Thursday, September 23, 2010

Grain Processing Mills Ready for Fall Harvest

In many 42N country small towns local grain mills are ready to process the 2010 crop. Here in the southern portion of Iowa City (41°38'N, 91°33'W), near the municipal airport is a complex of grain storage bins and mills. This site is repeated all over the Midwest to the point where you hardly notice the structures. But venture outside the region or into urban areas and you will not see these iconic structures.

Some of the bins hold the harvest for later transport to distribution centers or local business consumers. Some of the bin contents are milled per individual specification for livestock feed like in the photo above. A stat that I found regarding the annual harvest of 12.1 million bushels of corn use in North America is: 
  • 44% livestock feed
  • 30% fuel production (ethanol)
  • 15% exports
  • 8% making food starches and sweeteners
  • 3% making corn flour, grit, meal and beverage alcohol. 
Nationwide, the corn harvest through September 20th is 18% complete. Know that.


  1. again i must ask, where are the photo credits? :)

  2. What happened to our Hawkeyes last Saturday? I so wanted them to beat the Wildcats!

  3. It's time, it's truly time. I have always enjoyed watching the combines in the fields of Nebraska. I know, it's not Iowa, but I haven't seen a harvest in Iowa :)

    Kristin - the Goat

  4. It is nice that your post had photos too. Your post is informative, but I'm rather easily confused and I found the photos get the picture as well as read the facts...

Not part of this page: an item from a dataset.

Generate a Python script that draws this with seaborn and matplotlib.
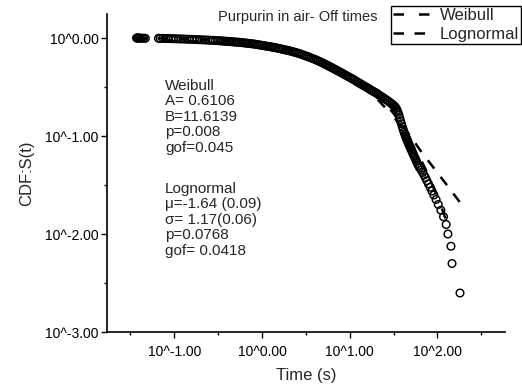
import matplotlib
matplotlib.use("Agg")
import matplotlib.pyplot as plt
import seaborn as sns
import pandas as pd
from matplotlib.ticker import FixedLocator, FuncFormatter

# Empirical survival of the off times as (log10 t, log10 S) pairs
survival_points = [
    # short times, S close to 1
    (-1.43, 0.000), (-1.42, 0.000), (-1.41, -0.001), (-1.40, 0.000), (-1.39, -0.001),
    (-1.37, -0.002), (-1.35, -0.002), (-1.33, -0.003),
    (-1.18, -0.003), (-1.16, -0.004), (-1.13, -0.004), (-1.10, -0.005), (-1.07, -0.005),
    (-1.04, -0.006), (-1.01, -0.007), (-0.98, -0.008), (-0.95, -0.009), (-0.92, -0.010),
    (-0.89, -0.010), (-0.86, -0.012), (-0.83, -0.013), (-0.80, -0.014), (-0.77, -0.015),
    (-0.74, -0.016), (-0.71, -0.017), (-0.68, -0.019), (-0.65, -0.020), (-0.62, -0.021),
    (-0.59, -0.023), (-0.56, -0.024), (-0.53, -0.026),
    # bulk of the distribution
    (-0.50, -0.027), (-0.48, -0.028), (-0.46, -0.030), (-0.44, -0.031), (-0.42, -0.033),
    (-0.40, -0.034), (-0.38, -0.035), (-0.36, -0.037), (-0.34, -0.038), (-0.32, -0.040),
    (-0.30, -0.041), (-0.28, -0.043), (-0.26, -0.044), (-0.24, -0.046), (-0.22, -0.048),
    (-0.20, -0.050), (-0.18, -0.052), (-0.16, -0.054), (-0.14, -0.056), (-0.12, -0.058),
    (-0.10, -0.061), (-0.08, -0.063), (-0.06, -0.066), (-0.04, -0.069), (-0.02, -0.072),
    (0.00, -0.075), (0.02, -0.078), (0.04, -0.081), (0.06, -0.084), (0.08, -0.087),
    (0.10, -0.090), (0.12, -0.093), (0.14, -0.097), (0.16, -0.100), (0.18, -0.104),
    (0.20, -0.108), (0.22, -0.112), (0.24, -0.116), (0.26, -0.120), (0.28, -0.124),
    (0.30, -0.128), (0.32, -0.132), (0.34, -0.137), (0.36, -0.142), (0.38, -0.147),
    (0.40, -0.152), (0.42, -0.158), (0.44, -0.164), (0.46, -0.170), (0.48, -0.176),
    (0.50, -0.183), (0.52, -0.189), (0.54, -0.196), (0.56, -0.203), (0.58, -0.210),
    (0.60, -0.217), (0.62, -0.225), (0.64, -0.233), (0.66, -0.241), (0.68, -0.249),
    (0.70, -0.258), (0.72, -0.267), (0.74, -0.276), (0.76, -0.285), (0.78, -0.295),
    (0.80, -0.304), (0.82, -0.314), (0.84, -0.323), (0.86, -0.333), (0.88, -0.342),
    (0.90, -0.352), (0.92, -0.362), (0.94, -0.372), (0.96, -0.382), (0.98, -0.392),
    (1.00, -0.402), (1.02, -0.412), (1.04, -0.422), (1.06, -0.432), (1.08, -0.443),
    (1.10, -0.455), (1.12, -0.465), (1.14, -0.476), (1.16, -0.486), (1.18, -0.497),
    (1.20, -0.507), (1.22, -0.518), (1.24, -0.529), (1.26, -0.540), (1.28, -0.550),
    (1.30, -0.560), (1.32, -0.572), (1.34, -0.585), (1.36, -0.596), (1.38, -0.608),
    (1.40, -0.620), (1.42, -0.632), (1.44, -0.645), (1.46, -0.658),
    # shoulder and steep drop
    (1.48, -0.672), (1.49, -0.680), (1.50, -0.688), (1.51, -0.696), (1.52, -0.705),
    (1.53, -0.718), (1.54, -0.735), (1.55, -0.757), (1.56, -0.785), (1.57, -0.815),
    (1.58, -0.845), (1.59, -0.875), (1.60, -0.905), (1.61, -0.933), (1.62, -0.960),
    (1.63, -0.985),
    # long-time tail
    (1.636, -1.000), (1.642, -1.011), (1.647, -1.022), (1.652, -1.034), (1.657, -1.046),
    (1.663, -1.058), (1.668, -1.071), (1.674, -1.084), (1.681, -1.097), (1.688, -1.111),
    (1.695, -1.125), (1.702, -1.140), (1.710, -1.155), (1.718, -1.171), (1.726, -1.187),
    (1.734, -1.204), (1.743, -1.222), (1.753, -1.241), (1.762, -1.260), (1.772, -1.280),
    (1.783, -1.301), (1.796, -1.323), (1.815, -1.347), (1.832, -1.372), (1.848, -1.398),
    (1.864, -1.426), (1.880, -1.456), (1.898, -1.488), (1.918, -1.523), (1.938, -1.561),
    (1.960, -1.602), (1.985, -1.648), (2.010, -1.699), (2.040, -1.757), (2.070, -1.824),
    (2.100, -1.903), (2.120, -2.000), (2.155, -2.125), (2.167, -2.301), (2.258, -2.602),
]

# Fitted model curves (log10 units)
weibull_log_t = [-1.43, -1.00, -0.50, 0.00, 0.50, 1.00, 1.25, 1.50, 1.65, 1.80, 1.90, 2.00, 2.12]
weibull_log_s = [-0.013, -0.024, -0.048, -0.097, -0.196, -0.396, -0.563, -0.800, -0.988, -1.219, -1.403, -1.615, -1.911]

lognormal_log_t = [-1.43, -1.00, -0.50, 0.00, 0.50, 1.00, 1.25, 1.40, 1.50, 1.60, 1.70, 1.80, 1.90, 2.00, 2.10, 2.26]
lognormal_log_s = [-0.001, -0.006, -0.022, -0.065, -0.160, -0.370, -0.540, -0.660, -0.770, -0.890, -1.010, -1.140, -1.257, -1.375, -1.490, -1.680]

x_ticks = [-1, 0, 1, 2]
y_ticks = [-3, -2, -1, 0]

title_text = "Purpurin in air- Off times"
weibull_text = "Weibull\nA= 0.6106\nB=11.6139\np=0.008\ngof=0.045"
lognormal_text = "Lognormal\n\u03bc=-1.64 (0.09)\n\u03c3= 1.17(0.06)\np=0.0768\ngof= 0.0418"

sns.set_style("ticks")
plt.rcParams["font.family"] = ["Liberation Sans", "DejaVu Sans"]

fig = plt.figure(figsize=(5.22, 3.89), dpi=100)
ax = fig.add_axes([107 / 522, 1 - 332 / 389, (505 - 107) / 522, (332 - 14) / 389])

data = pd.DataFrame(survival_points, columns=["log_t", "log_s"])
sns.scatterplot(data=data, x="log_t", y="log_s", ax=ax, marker="o", s=30,
                facecolor="none", edgecolor="black", linewidth=1.05, zorder=2)

weib = pd.DataFrame({"log_t": weibull_log_t, "log_s": weibull_log_s})
logn = pd.DataFrame({"log_t": lognormal_log_t, "log_s": lognormal_log_s})
sns.lineplot(data=weib, x="log_t", y="log_s", ax=ax, color="black", lw=1.8,
             estimator=None, sort=False, label="Weibull", zorder=3,
             linestyle=(0, (4.2, 6.0)))
sns.lineplot(data=logn, x="log_t", y="log_s", ax=ax, color="black", lw=1.8,
             estimator=None, sort=False, label="Lognormal", zorder=3,
             linestyle=(0, (4.2, 4.2)))

ax.set_xlim(-1.767, 2.771)
ax.set_ylim(-3.0, 0.245)

fmt = FuncFormatter(lambda v, pos: "10^{:.2f}".format(v))
ax.xaxis.set_major_locator(FixedLocator(x_ticks))
ax.xaxis.set_minor_locator(FixedLocator([-1.5, -0.5, 0.5, 1.5, 2.5]))
ax.yaxis.set_major_locator(FixedLocator(y_ticks))
ax.yaxis.set_minor_locator(FixedLocator([-2.5, -1.5, -0.5]))
ax.xaxis.set_major_formatter(fmt)
ax.yaxis.set_major_formatter(fmt)

ax.tick_params(axis="both", which="major", direction="out", length=4.5, width=1.0,
               labelsize=10, color="black", labelcolor="black")
ax.tick_params(axis="both", which="minor", direction="out", length=2.5, width=1.0,
               color="black")
ax.tick_params(axis="x", which="major", pad=5)
ax.tick_params(axis="y", which="major", pad=1.5)

for side in ("top", "right"):
    ax.spines[side].set_visible(False)
for side in ("left", "bottom"):
    ax.spines[side].set_linewidth(1.2)
    ax.spines[side].set_color("black")

ax.set_xlabel("Time (s)", fontsize=12, labelpad=6)
ax.set_ylabel("CDF:S(t)", fontsize=12, labelpad=8)

fig.text(165 / 522, 1 - 79 / 389, weibull_text, fontsize=11, va="top", ha="left",
         linespacing=1.13)
fig.text(165 / 522, 1 - 182 / 389, lognormal_text, fontsize=11, va="top", ha="left",
         linespacing=1.13)
fig.text(298 / 522, 1 - 17 / 389, title_text, fontsize=10.5, va="center", ha="center")

leg = ax.legend(loc="upper right", bbox_to_anchor=(521 / 522, 1 - 6 / 389),
                bbox_transform=fig.transFigure, fontsize=12, frameon=True,
                fancybox=False, edgecolor="black", framealpha=1, borderpad=0.12,
                handlelength=2.5, handletextpad=0.3, labelspacing=0.22,
                borderaxespad=0)
leg.get_frame().set_linewidth(1.0)

fig.savefig("out.png", dpi=100)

  5. Great photos, this Ozark farm chick has been through Iowa City many times in the past. We chopped our corn into silage this year. 671 tons of the stuff! Loved the pics...over from Mrs. 4444's.

    Ya'll have a wonderfully blessed weekend from the beautiful hills and hollers of the Missouri Ponderosa!!!

  6. Your daughter cracks me up :)

    Wow! Nezzy's farm must be huge! Now I'll have to ask her how many acres of corn it takes to make 671 TONS of corn.

    When you look at those stats, it's amazing to think of how much corn is produced. Very cool.